Age-Related Features in Systemic Inflammatory Response in Male Wistar Rats with Different Hypoxia Tolerance

Abstract

An organism’s hypoxia tolerance depends on many factors, including age. High newborn organism tolerance and high levels of oxidative stress throughout aging have been demonstrated by many studies. However, there is still lack of investigations reflecting the intensity of systemic inflammatory response in organisms of different ages in correlation to hypoxia tolerance.
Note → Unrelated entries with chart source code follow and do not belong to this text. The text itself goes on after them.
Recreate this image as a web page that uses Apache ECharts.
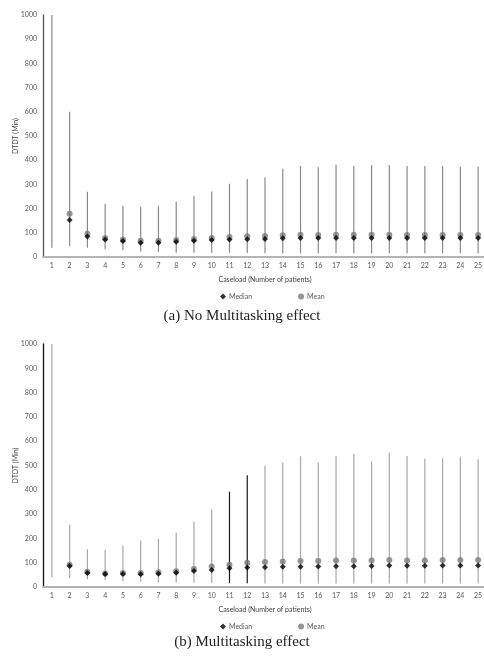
<!DOCTYPE html>
<html>
<head>
<meta charset="utf-8">
<title>DTDT by caseload</title>
<script src="https://cdn.jsdelivr.net/npm/echarts@6/dist/echarts.min.js"></script>
<style>
  html, body { margin: 0; padding: 0; background: #ffffff; }
  #chart { width: 484px; height: 662px; }
</style>
</head>
<body>
<div id="chart"></div>
<script>
// Caseload categories (number of patients)
const caseload = ['1','2','3','4','5','6','7','8','9','10','11','12','13','14','15','16','17','18','19','20','21','22','23','24','25'];
const yTicks = [0, 100, 200, 300, 400, 500, 600, 700, 800, 900, 1000];

// (a) No multitasking effect: DTDT range, mean and median (minutes)
const minA    = [38, 45, 38, 32, 28, 23, 21, 18, 18, 18, 18, 17, 15, 15, 15, 15, 15, 15, 15, 15, 15, 15, 15, 15, 15];
const maxA    = [1000, 600, 270, 220, 212, 207, 212, 229, 251, 271, 303, 322, 328, 365, 376, 372, 381, 376, 380, 380, 376, 376, 376, 373, 373];
const meanA   = [null, 179, 96, 78, 72, 67, 67, 70, 74, 78, 83, 86, 87, 90, 92, 91, 92, 92, 92, 92, 91, 91, 91, 91, 91];
const medianA = [null, 153, 85, 72, 66, 59, 59, 63, 67, 70, 72, 73, 74, 77, 78, 78, 78, 78, 78, 78, 78, 78, 78, 78, 78];

// (b) Multitasking effect: DTDT range, mean and median (minutes)
const minB    = [39, 36, 32, 28, 25, 22, 20, 19, 18, 16, 16, 15, 14, 14, 14, 14, 14, 14, 14, 14, 14, 14, 14, 14, 14];
const maxB    = [1000, 256, 155, 153, 171, 190, 198, 223, 270, 319, 392, 460, 499, 512, 538, 512, 539, 547, 517, 552, 539, 528, 530, 536, 526];
const meanB   = [null, 92, 63, 56, 58, 58, 61, 65, 74, 84, 92, 100, 103, 105, 107, 107, 109, 109, 109, 111, 109, 109, 111, 111, 111];
const medianB = [null, 86, 58, 53, 54, 52, 55, 59, 66, 70, 77, 80, 81, 83, 83, 84, 85, 85, 86, 88, 87, 87, 88, 88, 88];

const captionA = '(a) No Multitasking effect';
const captionB = '(b) Multitasking effect';
const xName = 'Caseload (Number of patients)';
const yName = 'DTDT (Min)';

// ---- styling ----
const SANS = 'Lato, "Open Sans", sans-serif';
const SERIF = '"Liberation Serif", "DejaVu Serif", serif';
const MEAN_COLOR = '#7a7a7a';
const MEDIAN_COLOR = '#000000';

function whiskerSeries(idx, lows, highs, colorFor) {
  return {
    type: 'custom',
    name: 'range',
    xAxisIndex: idx,
    yAxisIndex: idx,
    clip: true,
    silent: true,
    z: 1,
    data: caseload.map((c, i) => [i, lows[i], highs[i]]),
    encode: { x: 0, y: [1, 2] },
    renderItem: function (params, api) {
      const i = api.value(0);
      const lo = api.coord([i, api.value(1)]);
      const hi = api.coord([i, api.value(2)]);
      return {
        type: 'line',
        shape: { x1: lo[0], y1: lo[1], x2: hi[0], y2: hi[1] },
        style: { stroke: colorFor(i), lineWidth: 1.2 }
      };
    }
  };
}

function pointSeries(idx, name, values, symbol, size, color) {
  return {
    type: 'scatter',
    name: name,
    xAxisIndex: idx,
    yAxisIndex: idx,
    symbol: symbol,
    symbolSize: size,
    itemStyle: { color: color },
    z: name === 'Median' ? 3 : 2,
    data: values.map((v, i) => [i, v])
  };
}

function xAxisFor(idx, lineColor) {
  return {
    type: 'category',
    gridIndex: idx,
    data: caseload,
    boundaryGap: true,
    name: xName,
    nameLocation: 'middle',
    nameGap: 19,
    nameMoveOverlap: false,
    nameTextStyle: { fontFamily: SANS, fontSize: 7, color: '#404040' },
    axisLine: { lineStyle: { color: lineColor, width: 2 } },
    axisTick: { show: false },
    axisLabel: { interval: 0, fontFamily: SANS, fontSize: 7, color: '#595959', margin: 5 },
    splitLine: { show: false }
  };
}

function yAxisFor(idx, lineColor) {
  return {
    type: 'value',
    gridIndex: idx,
    min: yTicks[0],
    max: yTicks[yTicks.length - 1],
    interval: 100,
    name: yName,
    nameLocation: 'middle',
    nameRotate: 90,
    nameGap: 24,
    nameMoveOverlap: false,
    nameTextStyle: { fontFamily: SANS, fontSize: 7, color: '#404040' },
    axisLine: { show: true, lineStyle: { color: lineColor, width: 1.3 } },
    axisTick: { show: false },
    axisLabel: { fontFamily: SANS, fontSize: 7, color: '#595959', margin: 6, formatter: (v) => String(v) },
    splitLine: { show: false }
  };
}

function legendFor(idx, top) {
  return {
    left: 215,
    top: top,
    itemGap: 46,
    itemWidth: 6,
    itemHeight: 6,
    textStyle: { fontFamily: SANS, fontSize: 7, color: '#595959', padding: [0, 0, 0, -2] },
    data: [
      { name: 'Median', icon: 'diamond', itemStyle: { color: MEDIAN_COLOR } },
      { name: 'Mean', icon: 'circle', itemStyle: { color: MEAN_COLOR } }
    ]
  };
}

const chart = echarts.init(document.getElementById('chart'), null, { renderer: 'canvas' });

chart.setOption({
  backgroundColor: '#ffffff',
  animation: false,
  grid: [
    { left: 43, top: 15, width: 444, height: 242, containLabel: false, outerBoundsMode: 'none' },
    { left: 43, top: 344, width: 444, height: 243, containLabel: false, outerBoundsMode: 'none' }
  ],
  xAxis: [xAxisFor(0, '#b4b4b4'), xAxisFor(1, '#b4b4b4')],
  yAxis: [yAxisFor(0, '#555555'), yAxisFor(1, '#111111')],
  legend: [legendFor(0, 288), legendFor(1, 618)],
  series: [
    whiskerSeries(0, minA, maxA, () => '#8a8a8a'),
    pointSeries(0, 'Mean', meanA, 'circle', 6, MEAN_COLOR),
    pointSeries(0, 'Median', medianA, 'diamond', 6, MEDIAN_COLOR),
    whiskerSeries(1, minB, maxB, (i) => (i === 10 || i === 11) ? '#1a1a1a' : '#a8a8a8'),
    pointSeries(1, 'Mean', meanB, 'circle', 6, MEAN_COLOR),
    pointSeries(1, 'Median', medianB, 'diamond', 6, MEDIAN_COLOR)
  ],
  graphic: [
    {
      type: 'text', x: 242, y: 316,
      style: { text: captionA, fontFamily: SERIF, fontSize: 15, fill: '#222222', align: 'center', verticalAlign: 'middle' }
    },
    {
      type: 'text', x: 242, y: 642,
      style: { text: captionB, fontFamily: SERIF, fontSize: 15, fill: '#222222', align: 'center', verticalAlign: 'middle' }
    }
  ]
});
</script>
</body>
</html>
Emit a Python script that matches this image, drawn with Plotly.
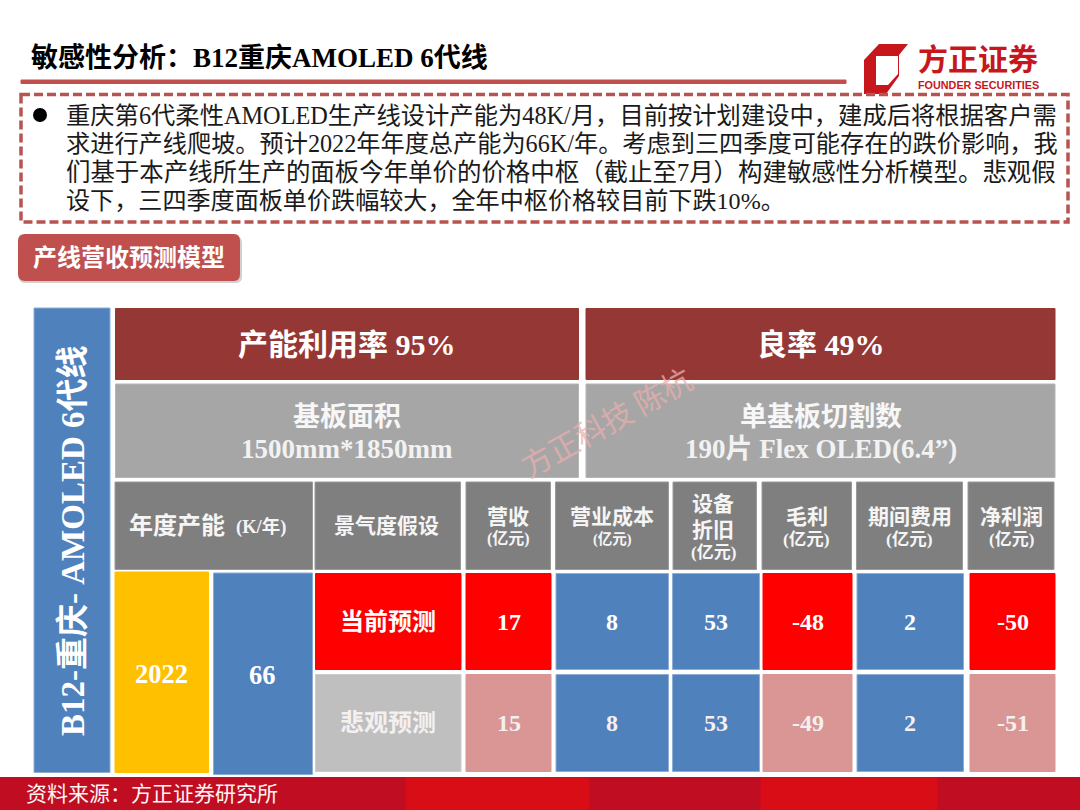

The aim of this study was to determine the relationship between age-related tolerance to hypoxia, HIF-1 and PHD2 (prolyl hydroxylase domain protein) expression levels and the intensity of systemic inflammatory response in newborn, prepubertal and adult Wistar rats. In case of investigation of the tolerance to hypoxia, rats were placed into a decompression chamber at altitude simulation of 11,500 m. It was demonstrated that prepubertal rats are the least tolerant to hypoxia and newborns are the most tolerant. Newborn rats are characterized by high mRNA Hif-1α expression level in the liver, accompanied by low content of HIF-1 protein and a high level of PHD2. The growth in HIF-1α protein level with age is accompanied by growth in the level of proinflammatory cytokines. Prepubertal animals are the least hypoxia tolerant, and their HIF-1α mRNA expression level was higher than in adult animals. The PHD2 activity in prepubertal animals was significantly reduced in comparison to newborn rats, and the HIF-1α protein level was not changed. The lowest tolerance of the prepubertal males to hypoxia correlated with the greatest manifestations of hepatic inflammation and elevated endotoxin, neopterin, and C-reactive protein levels in LPS-induced systemic inflammatory response. The growth in serum HIF-1α 3 h after LPS injection was observed only in prepubertal rats. The obtained data should be taken into account during the development of a therapeutic strategy for prepubertal children with infectious and inflammatory diseases. Hopefully, this study will provide new insights into age-related differences in tolerance to hypoxia. The possible perspectives of this investigation could be understanding the aspects of HIF-1 mRNA and protein expression in aged animals. Moreover, further studies are required for the identification of additional mechanisms to determine HIF-1α protein level regulation in prepubertal animals.